RECORDED INFORMATION:
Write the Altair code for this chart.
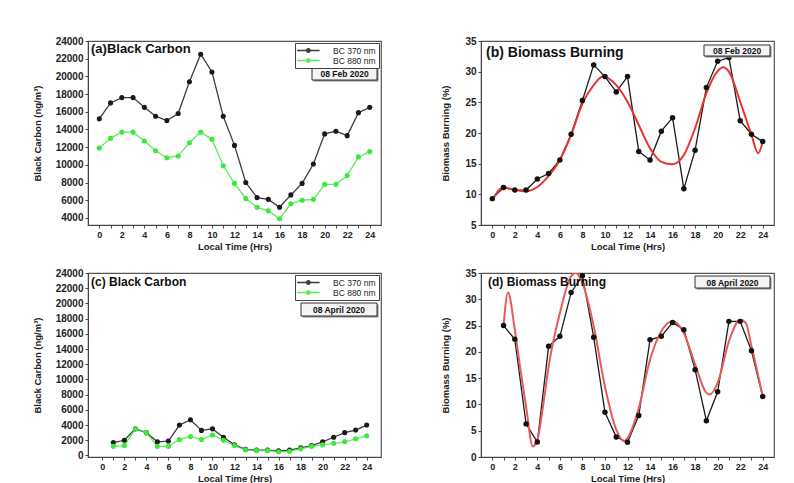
import altair as alt
import pandas as pd

# ---------------- data ----------------
hours_feb = list(range(0, 25))
bc370_feb = [15200, 17000, 17600, 17600, 16500, 15500, 15000, 15800, 19400, 22500, 20500, 15500,
             12200, 8000, 6300, 6100, 5200, 6600, 7900, 10100, 13500, 13800, 13300, 15900, 16500]
bc880_feb = [11900, 13000, 13700, 13700, 12700, 11600, 10800, 11000, 12500, 13700, 12900, 9900,
             7900, 6200, 5200, 4800, 3900, 5600, 6000, 6100, 7800, 7800, 8800, 10900, 11500]

bb_feb = [9.3, 11.1, 10.7, 10.7, 12.5, 13.4, 15.6, 19.8, 25.3, 31.1, 29.2, 26.7, 29.2, 17.0,
          15.6, 20.3, 22.5, 10.9, 17.2, 27.4, 31.7, 32.3, 22.0, 19.8, 18.6]
fit_feb_x = [0, 1, 2, 3, 4, 5, 6, 7, 8, 9, 9.8, 11, 12, 13, 14, 15, 16, 17, 18, 19, 20, 20.5,
             21, 22, 23, 23.6, 24]
fit_feb_y = [9.1, 11.1, 10.7, 10.5, 11.2, 13.0, 15.6, 19.7, 24.8, 27.8, 29.2, 27.8, 25.1, 21.3,
             17.5, 15.3, 14.9, 16.4, 20.8, 26.5, 30.1, 30.7, 30.0, 25.1, 19.7, 16.7, 18.6]

hours_apr = list(range(1, 25))
bc370_apr = [1700, 2000, 3500, 3000, 1800, 1900, 4000, 4700, 3300, 3500, 2400, 1400, 800, 700,
             700, 600, 700, 1000, 1300, 1800, 2400, 3000, 3350, 4000]
bc880_apr = [1200, 1300, 3500, 3000, 1200, 1200, 2100, 2500, 2100, 2700, 2000, 1300, 740, 650,
             650, 500, 550, 870, 1200, 1400, 1600, 1800, 2200, 2600]

bb_apr = [25.0, 22.4, 6.3, 2.85, 21.05, 22.95, 31.3, 34.5, 22.8, 8.5, 3.8, 2.8, 7.9, 22.3,
          22.95, 25.6, 24.2, 16.6, 6.9, 12.4, 25.8, 25.8, 20.2, 11.5]
fit_apr_x = [1, 1.4, 2, 2.5, 3, 3.6, 4, 4.5, 5, 6, 7, 7.4, 8, 9, 10, 11, 11.7, 12, 13, 14, 15,
             16, 17, 18, 19, 19.3, 20, 21, 22, 22.5, 23, 24]
fit_apr_y = [25.0, 31.3, 24.2, 16.6, 9.6, 2.0, 3.3, 9.6, 17.2, 27.4, 34.4, 35.0, 33.1, 24.9,
             13.4, 5.2, 3.0, 3.6, 9.3, 18.5, 23.9, 25.8, 23.6, 17.6, 12.2, 11.9, 14.1, 22.0,
             26.1, 25.5, 21.1, 11.5]

series_names = ["BC 370 nm", "BC 880 nm"]
series_colors = ["#1a1a1a", "#3de83d"]
hour_ticks = list(range(0, 25))

FONT = "Liberation Sans"
W, H = 293, 184
AXC = "#444444"


def x_axis():
    return alt.Axis(values=hour_ticks, labelExpr="datum.value % 2 == 0 ? datum.label : ''",
                    title="Local Time (Hrs)", grid=False, tickSize=3, labelFontSize=9,
                    titleFontSize=9.5, labelFontWeight="bold", titleFontWeight="bold",
                    labelPadding=2, titlePadding=2, domainColor=AXC, tickColor=AXC,
                    labelColor="#222", titleColor="#222", labelFont=FONT, titleFont=FONT)


def y_axis(title, values, pad):
    return alt.Axis(values=values, title=title, grid=False, tickSize=3, labelFontSize=10,
                    titleFontSize=9.5, labelFontWeight="bold", titleFontWeight="bold",
                    labelPadding=2, titlePadding=pad, domainColor=AXC, tickColor=AXC,
                    labelColor="#222", titleColor="#222", labelFont=FONT, titleFont=FONT,
                    format="d")


one = pd.DataFrame({"k": [0]})


def date_box(text, x0, x1, y0, y1):
    shadow = alt.Chart(one).mark_rect(fill="#888888").encode(
        x=alt.value(x0 + 1.5), x2=alt.value(x1 + 1.5), y=alt.value(y0 + 1.5), y2=alt.value(y1 + 1.5))
    box = alt.Chart(one).mark_rect(fill="#f4f4f4", stroke="#333333", strokeWidth=1).encode(
        x=alt.value(x0), x2=alt.value(x1), y=alt.value(y0), y2=alt.value(y1))
    txt = alt.Chart(one).mark_text(font=FONT, fontSize=8.5, fontWeight="bold", color="#111",
                                   align="center", baseline="middle").encode(
        x=alt.value((x0 + x1) / 2), y=alt.value((y0 + y1) / 2 + 0.5), text=alt.value(text))
    return [shadow, box, txt]


def panel_title(text, x, y, size):
    return alt.Chart(one).mark_text(font=FONT, fontSize=size, fontWeight="bold", color="#111",
                                    align="left", baseline="middle").encode(
        x=alt.value(x), y=alt.value(y), text=alt.value(text))


# line with a dot, drawn as filled sub-paths (unit = half the symbol size)
LEGEND_PATH = ("M-1.2,-0.14L3.8,-0.14L3.8,0.14L-1.2,0.14Z"
               "M1.85,0A0.55,0.55,0,1,1,0.75,0A0.55,0.55,0,1,1,1.85,0Z")


def bc_panel(hours, s370, s880, xdom, ydom, title, tsize, tx, ty, date, dbox):
    df = pd.DataFrame({
        "hour": hours + hours,
        "value": s370 + s880,
        "series": [series_names[0]] * len(hours) + [series_names[1]] * len(hours),
    })
    color = alt.Color("series:N", scale=alt.Scale(domain=series_names, range=series_colors),
                      legend=alt.Legend(title=None, orient="top-right", offset=2,
                                        strokeColor="#444", fillColor="white", padding=3,
                                        rowPadding=1, labelFontSize=8.5, labelFont=FONT,
                                        labelColor="#222", symbolType=LEGEND_PATH,
                                        symbolSize=81, symbolStrokeWidth=0, labelOffset=26,
                                        cornerRadius=0))
    x = alt.X("hour:Q", scale=alt.Scale(domain=xdom, nice=False, zero=False), axis=x_axis())
    y = alt.Y("value:Q", scale=alt.Scale(domain=ydom, nice=False, zero=False),
              axis=y_axis("Black Carbon (ng/m³)", list(range(0, 24001, 2000)), 13))
    base = alt.Chart(df).encode(x=x, y=y, color=color)
    line = base.mark_line(strokeWidth=1.3, opacity=0.85)
    pts = base.mark_point(filled=True, size=26, opacity=1)
    layers = [line, pts, panel_title(title, tx, ty, tsize)] + date_box(date, *dbox)
    return alt.layer(*layers).properties(width=W, height=H)


def bb_panel(hours, vals, fx, fy, xdom, ydom, yvals, title, tsize, tx, ty, date, dbox, red):
    df = pd.DataFrame({"hour": hours, "value": vals})
    dff = pd.DataFrame({"hour": fx, "value": fy})
    x = alt.X("hour:Q", scale=alt.Scale(domain=xdom, nice=False, zero=False), axis=x_axis())
    y = alt.Y("value:Q", scale=alt.Scale(domain=ydom, nice=False, zero=False),
              axis=y_axis("Biomass Burning (%)", yvals, 14))
    line = alt.Chart(df).mark_line(color="#1a1a1a", strokeWidth=1.3).encode(x=x, y=y)
    pts = alt.Chart(df).mark_point(filled=True, color="#111", size=30, opacity=1).encode(x=x, y=y)
    fit = alt.Chart(dff).mark_line(color=red, strokeWidth=2, interpolate="monotone",
                                   clip=True).encode(x=x, y=y)
    layers = [line, fit, pts, panel_title(title, tx, ty, tsize)] + date_box(date, *dbox)
    return alt.layer(*layers).properties(width=W, height=H)


a = bc_panel(hours_feb, bc370_feb, bc880_feb, [-1, 25], [3200, 24000], "(a)Black Carbon", 13,
             3, 8, "08 Feb 2020", (224, 289, 26, 39))
b = bb_panel(hours_feb, bb_feb, fit_feb_x, fit_feb_y, [-1, 25], [5, 35], list(range(5, 36, 5)),
             "(b) Biomass Burning", 14, 5, 12, "08 Feb 2020", (223, 289, 4, 15), "#e8332f")
c = bc_panel(hours_apr, bc370_apr, bc880_apr, [-1.3, 25.3], [-200, 24000], "(c) Black Carbon",
             12, 3, 9, "08 April 2020", (213, 289, 30, 43))
d = bb_panel(hours_apr, bb_apr, fit_apr_x, fit_apr_y, [-1, 25], [0, 35], list(range(0, 36, 5)),
             "(d) Biomass Burning", 12, 7, 9, "08 April 2020", (214, 289, 3, 15), "#e85a5a")

chart = alt.concat(a, b, c, d, columns=2, spacing={"row": 48, "column": 100},
                   bounds="flush").properties(
    padding={"left": 23, "top": 27, "right": 5, "bottom": 0},
    background="white",
).configure_view(stroke="#555555", strokeWidth=1.2).resolve_scale(color="independent")

chart.save("out.html", embed_options={"renderer": "svg", "actions": False})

EXERCISE OBJECTIVE: Only the lines from the start of the material through the line containing "8800, 10900, 11500]" should be transcribed. Pictures stay out.

CORRECT OUTPUT:
Write the Altair code for this chart.
import altair as alt
import pandas as pd

# ---------------- data ----------------
hours_feb = list(range(0, 25))
bc370_feb = [15200, 17000, 17600, 17600, 16500, 15500, 15000, 15800, 19400, 22500, 20500, 15500,
             12200, 8000, 6300, 6100, 5200, 6600, 7900, 10100, 13500, 13800, 13300, 15900, 16500]
bc880_feb = [11900, 13000, 13700, 13700, 12700, 11600, 10800, 11000, 12500, 13700, 12900, 9900,
             7900, 6200, 5200, 4800, 3900, 5600, 6000, 6100, 7800, 7800, 8800, 10900, 11500]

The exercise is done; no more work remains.